_Exercise details_
Reproduce every line of the material below, but drop the pictures.

_Provided data_
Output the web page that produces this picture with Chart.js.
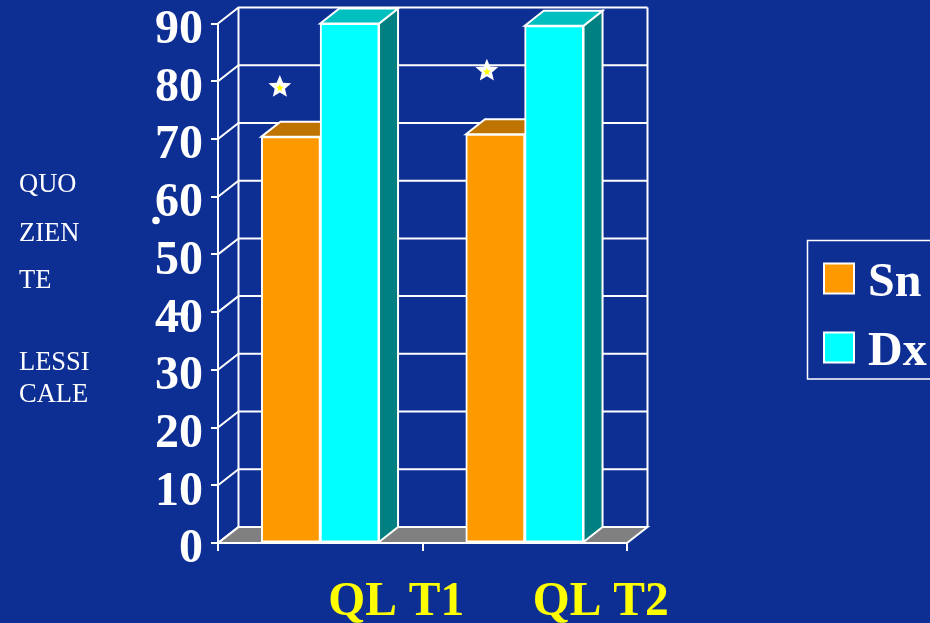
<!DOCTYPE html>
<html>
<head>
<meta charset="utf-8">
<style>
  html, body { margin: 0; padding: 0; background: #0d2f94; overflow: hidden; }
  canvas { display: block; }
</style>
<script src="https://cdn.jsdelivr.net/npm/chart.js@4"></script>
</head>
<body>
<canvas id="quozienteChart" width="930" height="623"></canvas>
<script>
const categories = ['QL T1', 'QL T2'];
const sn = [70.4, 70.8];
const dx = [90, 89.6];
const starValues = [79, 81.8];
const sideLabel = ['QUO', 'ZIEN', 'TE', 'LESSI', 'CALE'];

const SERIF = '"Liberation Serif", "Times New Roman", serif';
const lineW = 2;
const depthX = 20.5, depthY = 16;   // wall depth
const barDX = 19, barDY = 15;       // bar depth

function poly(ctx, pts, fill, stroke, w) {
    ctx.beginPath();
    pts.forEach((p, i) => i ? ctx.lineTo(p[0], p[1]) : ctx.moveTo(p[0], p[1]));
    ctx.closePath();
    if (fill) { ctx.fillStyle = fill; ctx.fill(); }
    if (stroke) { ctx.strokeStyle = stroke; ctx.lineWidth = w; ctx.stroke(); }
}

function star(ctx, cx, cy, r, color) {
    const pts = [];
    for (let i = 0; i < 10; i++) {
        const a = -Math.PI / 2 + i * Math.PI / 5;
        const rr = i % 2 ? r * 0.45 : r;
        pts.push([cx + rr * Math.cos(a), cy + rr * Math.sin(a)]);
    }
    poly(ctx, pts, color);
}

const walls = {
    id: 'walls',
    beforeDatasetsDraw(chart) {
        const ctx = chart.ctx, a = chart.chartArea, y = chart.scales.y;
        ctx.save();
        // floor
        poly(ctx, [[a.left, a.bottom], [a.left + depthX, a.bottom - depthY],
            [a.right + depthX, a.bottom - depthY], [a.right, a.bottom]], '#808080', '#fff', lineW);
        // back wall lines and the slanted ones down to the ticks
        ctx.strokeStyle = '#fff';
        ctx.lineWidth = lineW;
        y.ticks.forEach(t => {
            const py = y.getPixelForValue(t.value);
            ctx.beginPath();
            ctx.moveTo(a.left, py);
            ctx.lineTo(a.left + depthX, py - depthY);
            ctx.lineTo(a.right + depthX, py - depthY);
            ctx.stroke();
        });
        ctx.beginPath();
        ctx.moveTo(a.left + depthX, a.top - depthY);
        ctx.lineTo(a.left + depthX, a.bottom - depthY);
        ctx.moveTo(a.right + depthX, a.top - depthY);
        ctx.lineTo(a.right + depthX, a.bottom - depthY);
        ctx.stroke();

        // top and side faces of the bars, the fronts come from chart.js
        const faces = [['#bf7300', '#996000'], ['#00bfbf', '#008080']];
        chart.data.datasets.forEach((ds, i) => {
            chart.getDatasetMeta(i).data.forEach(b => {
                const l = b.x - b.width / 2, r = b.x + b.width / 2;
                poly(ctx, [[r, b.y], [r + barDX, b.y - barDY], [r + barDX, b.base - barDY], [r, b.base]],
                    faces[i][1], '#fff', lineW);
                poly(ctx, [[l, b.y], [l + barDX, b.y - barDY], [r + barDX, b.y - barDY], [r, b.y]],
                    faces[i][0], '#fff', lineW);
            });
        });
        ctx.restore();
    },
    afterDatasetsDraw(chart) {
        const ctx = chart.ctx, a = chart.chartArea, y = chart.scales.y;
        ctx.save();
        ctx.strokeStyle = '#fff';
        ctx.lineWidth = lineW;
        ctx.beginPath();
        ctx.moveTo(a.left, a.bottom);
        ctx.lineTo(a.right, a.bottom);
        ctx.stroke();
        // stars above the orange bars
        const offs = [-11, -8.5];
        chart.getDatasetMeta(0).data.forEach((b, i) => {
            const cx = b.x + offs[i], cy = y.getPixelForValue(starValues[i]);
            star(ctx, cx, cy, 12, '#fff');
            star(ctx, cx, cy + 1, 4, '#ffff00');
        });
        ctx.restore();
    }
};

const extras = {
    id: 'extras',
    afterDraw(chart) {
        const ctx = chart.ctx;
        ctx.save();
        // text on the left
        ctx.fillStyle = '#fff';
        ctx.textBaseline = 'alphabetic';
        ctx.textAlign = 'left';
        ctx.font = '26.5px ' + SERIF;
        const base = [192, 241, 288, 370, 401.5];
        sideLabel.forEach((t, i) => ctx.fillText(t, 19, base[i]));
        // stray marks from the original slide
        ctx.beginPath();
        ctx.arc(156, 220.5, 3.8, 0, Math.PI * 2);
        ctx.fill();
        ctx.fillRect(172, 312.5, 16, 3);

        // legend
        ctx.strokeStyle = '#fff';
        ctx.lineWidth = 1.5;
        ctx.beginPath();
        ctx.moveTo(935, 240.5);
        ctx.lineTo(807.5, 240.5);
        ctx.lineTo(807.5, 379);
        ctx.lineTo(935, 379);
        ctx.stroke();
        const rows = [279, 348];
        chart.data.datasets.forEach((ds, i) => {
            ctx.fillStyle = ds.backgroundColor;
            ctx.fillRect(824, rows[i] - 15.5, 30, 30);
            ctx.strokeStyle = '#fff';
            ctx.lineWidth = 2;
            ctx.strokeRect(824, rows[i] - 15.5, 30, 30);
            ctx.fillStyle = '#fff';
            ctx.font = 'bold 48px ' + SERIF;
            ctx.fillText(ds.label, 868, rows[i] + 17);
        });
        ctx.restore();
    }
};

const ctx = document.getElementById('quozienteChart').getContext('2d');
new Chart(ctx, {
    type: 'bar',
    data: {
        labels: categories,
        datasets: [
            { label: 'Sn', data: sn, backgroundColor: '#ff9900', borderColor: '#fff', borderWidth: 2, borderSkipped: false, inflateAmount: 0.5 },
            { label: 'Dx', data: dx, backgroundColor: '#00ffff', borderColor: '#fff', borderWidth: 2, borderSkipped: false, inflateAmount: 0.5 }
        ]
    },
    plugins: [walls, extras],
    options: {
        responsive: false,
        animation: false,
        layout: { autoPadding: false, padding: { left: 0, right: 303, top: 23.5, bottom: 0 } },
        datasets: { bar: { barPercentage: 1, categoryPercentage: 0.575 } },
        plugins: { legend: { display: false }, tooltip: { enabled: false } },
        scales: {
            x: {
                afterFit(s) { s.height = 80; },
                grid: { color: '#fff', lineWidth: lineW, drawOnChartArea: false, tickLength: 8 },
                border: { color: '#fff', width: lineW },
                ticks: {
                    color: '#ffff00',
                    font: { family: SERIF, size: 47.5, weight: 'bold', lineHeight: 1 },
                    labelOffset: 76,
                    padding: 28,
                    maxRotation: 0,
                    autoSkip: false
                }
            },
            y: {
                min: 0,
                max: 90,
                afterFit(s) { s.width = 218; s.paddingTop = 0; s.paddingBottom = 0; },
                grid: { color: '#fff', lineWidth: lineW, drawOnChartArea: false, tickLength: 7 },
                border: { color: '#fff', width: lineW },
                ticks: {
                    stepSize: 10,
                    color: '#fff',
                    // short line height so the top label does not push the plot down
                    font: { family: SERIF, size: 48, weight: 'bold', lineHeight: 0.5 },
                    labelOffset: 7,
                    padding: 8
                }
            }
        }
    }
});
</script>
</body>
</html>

_Result below_
Output the web page that produces this picture with Chart.js.
<!DOCTYPE html>
<html>
<head>
<meta charset="utf-8">
<style>
  html, body { margin: 0; padding: 0; background: #0d2f94; overflow: hidden; }
  canvas { display: block; }
</style>
<script src="https://cdn.jsdelivr.net/npm/chart.js@4"></script>
</head>
<body>
<canvas id="quozienteChart" width="930" height="623"></canvas>
<script>
const categories = ['QL T1', 'QL T2'];
const sn = [70.4, 70.8];
const dx = [90, 89.6];
const starValues = [79, 81.8];
const sideLabel = ['QUO', 'ZIEN', 'TE', 'LESSI', 'CALE'];

const SERIF = '"Liberation Serif", "Times New Roman", serif';
const lineW = 2;
const depthX = 20.5, depthY = 16;   // wall depth
const barDX = 19, barDY = 15;       // bar depth

function poly(ctx, pts, fill, stroke, w) {
    ctx.beginPath();
    pts.forEach((p, i) => i ? ctx.lineTo(p[0], p[1]) : ctx.moveTo(p[0], p[1]));
    ctx.closePath();
    if (fill) { ctx.fillStyle = fill; ctx.fill(); }
    if (stroke) { ctx.strokeStyle = stroke; ctx.lineWidth = w; ctx.stroke(); }
}

function star(ctx, cx, cy, r, color) {
    const pts = [];
    for (let i = 0; i < 10; i++) {
        const a = -Math.PI / 2 + i * Math.PI / 5;
        const rr = i % 2 ? r * 0.45 : r;
        pts.push([cx + rr * Math.cos(a), cy + rr * Math.sin(a)]);
    }
    poly(ctx, pts, color);
}

const walls = {
    id: 'walls',
    beforeDatasetsDraw(chart) {
        const ctx = chart.ctx, a = chart.chartArea, y = chart.scales.y;
        ctx.save();
        // floor
        poly(ctx, [[a.left, a.bottom], [a.left + depthX, a.bottom - depthY],
            [a.right + depthX, a.bottom - depthY], [a.right, a.bottom]], '#808080', '#fff', lineW);
        // back wall lines and the slanted ones down to the ticks
        ctx.strokeStyle = '#fff';
        ctx.lineWidth = lineW;
        y.ticks.forEach(t => {
            const py = y.getPixelForValue(t.value);
            ctx.beginPath();
            ctx.moveTo(a.left, py);
            ctx.lineTo(a.left + depthX, py - depthY);
            ctx.lineTo(a.right + depthX, py - depthY);
            ctx.stroke();
        });
        ctx.beginPath();
        ctx.moveTo(a.left + depthX, a.top - depthY);
        ctx.lineTo(a.left + depthX, a.bottom - depthY);
        ctx.moveTo(a.right + depthX, a.top - depthY);
        ctx.lineTo(a.right + depthX, a.bottom - depthY);
        ctx.stroke();

        // top and side faces of the bars, the fronts come from chart.js
        const faces = [['#bf7300', '#996000'], ['#00bfbf', '#008080']];
        chart.data.datasets.forEach((ds, i) => {
            chart.getDatasetMeta(i).data.forEach(b => {
                const l = b.x - b.width / 2, r = b.x + b.width / 2;
                poly(ctx, [[r, b.y], [r + barDX, b.y - barDY], [r + barDX, b.base - barDY], [r, b.base]],
                    faces[i][1], '#fff', lineW);
                poly(ctx, [[l, b.y], [l + barDX, b.y - barDY], [r + barDX, b.y - barDY], [r, b.y]],
                    faces[i][0], '#fff', lineW);
            });
        });
        ctx.restore();
    },
    afterDatasetsDraw(chart) {
        const ctx = chart.ctx, a = chart.chartArea, y = chart.scales.y;
        ctx.save();
        ctx.strokeStyle = '#fff';
        ctx.lineWidth = lineW;
        ctx.beginPath();
        ctx.moveTo(a.left, a.bottom);
        ctx.lineTo(a.right, a.bottom);
        ctx.stroke();
        // stars above the orange bars
        const offs = [-11, -8.5];
        chart.getDatasetMeta(0).data.forEach((b, i) => {
            const cx = b.x + offs[i], cy = y.getPixelForValue(starValues[i]);
            star(ctx, cx, cy, 12, '#fff');
            star(ctx, cx, cy + 1, 4, '#ffff00');
        });
        ctx.restore();
    }
};

const extras = {
    id: 'extras',
    afterDraw(chart) {
        const ctx = chart.ctx;
        ctx.save();
        // text on the left
        ctx.fillStyle = '#fff';
        ctx.textBaseline = 'alphabetic';
        ctx.textAlign = 'left';
        ctx.font = '26.5px ' + SERIF;
        const base = [192, 241, 288, 370, 401.5];
        sideLabel.forEach((t, i) => ctx.fillText(t, 19, base[i]));
        // stray marks from the original slide
        ctx.beginPath();
        ctx.arc(156, 220.5, 3.8, 0, Math.PI * 2);
        ctx.fill();
        ctx.fillRect(172, 312.5, 16, 3);

        // legend
        ctx.strokeStyle = '#fff';
        ctx.lineWidth = 1.5;
        ctx.beginPath();
        ctx.moveTo(935, 240.5);
        ctx.lineTo(807.5, 240.5);
        ctx.lineTo(807.5, 379);
        ctx.lineTo(935, 379);
        ctx.stroke();
        const rows = [279, 348];
        chart.data.datasets.forEach((ds, i) => {
            ctx.fillStyle = ds.backgroundColor;
            ctx.fillRect(824, rows[i] - 15.5, 30, 30);
            ctx.strokeStyle = '#fff';
            ctx.lineWidth = 2;
            ctx.strokeRect(824, rows[i] - 15.5, 30, 30);
            ctx.fillStyle = '#fff';
            ctx.font = 'bold 48px ' + SERIF;
            ctx.fillText(ds.label, 868, rows[i] + 17);
        });
        ctx.restore();
    }
};

const ctx = document.getElementById('quozienteChart').getContext('2d');
new Chart(ctx, {
    type: 'bar',
    data: {
        labels: categories,
        datasets: [
            { label: 'Sn', data: sn, backgroundColor: '#ff9900', borderColor: '#fff', borderWidth: 2, borderSkipped: false, inflateAmount: 0.5 },
            { label: 'Dx', data: dx, backgroundColor: '#00ffff', borderColor: '#fff', borderWidth: 2, borderSkipped: false, inflateAmount: 0.5 }
        ]
    },
    plugins: [walls, extras],
    options: {
        responsive: false,
        animation: false,
        layout: { autoPadding: false, padding: { left: 0, right: 303, top: 23.5, bottom: 0 } },
        datasets: { bar: { barPercentage: 1, categoryPercentage: 0.575 } },
        plugins: { legend: { display: false }, tooltip: { enabled: false } },
        scales: {
            x: {
                afterFit(s) { s.height = 80; },
                grid: { color: '#fff', lineWidth: lineW, drawOnChartArea: false, tickLength: 8 },
                border: { color: '#fff', width: lineW },
                ticks: {
                    color: '#ffff00',
                    font: { family: SERIF, size: 47.5, weight: 'bold', lineHeight: 1 },
                    labelOffset: 76,
                    padding: 28,
                    maxRotation: 0,
                    autoSkip: false
                }
            },
            y: {
                min: 0,
                max: 90,
                afterFit(s) { s.width = 218; s.paddingTop = 0; s.paddingBottom = 0; },
                grid: { color: '#fff', lineWidth: lineW, drawOnChartArea: false, tickLength: 7 },
                border: { color: '#fff', width: lineW },
                ticks: {
                    stepSize: 10,
                    color: '#fff',
                    // short line height so the top label does not push the plot down
                    font: { family: SERIF, size: 48, weight: 'bold', lineHeight: 0.5 },
                    labelOffset: 7,
                    padding: 8
                }
            }
        }
    }
});
</script>
</body>
</html>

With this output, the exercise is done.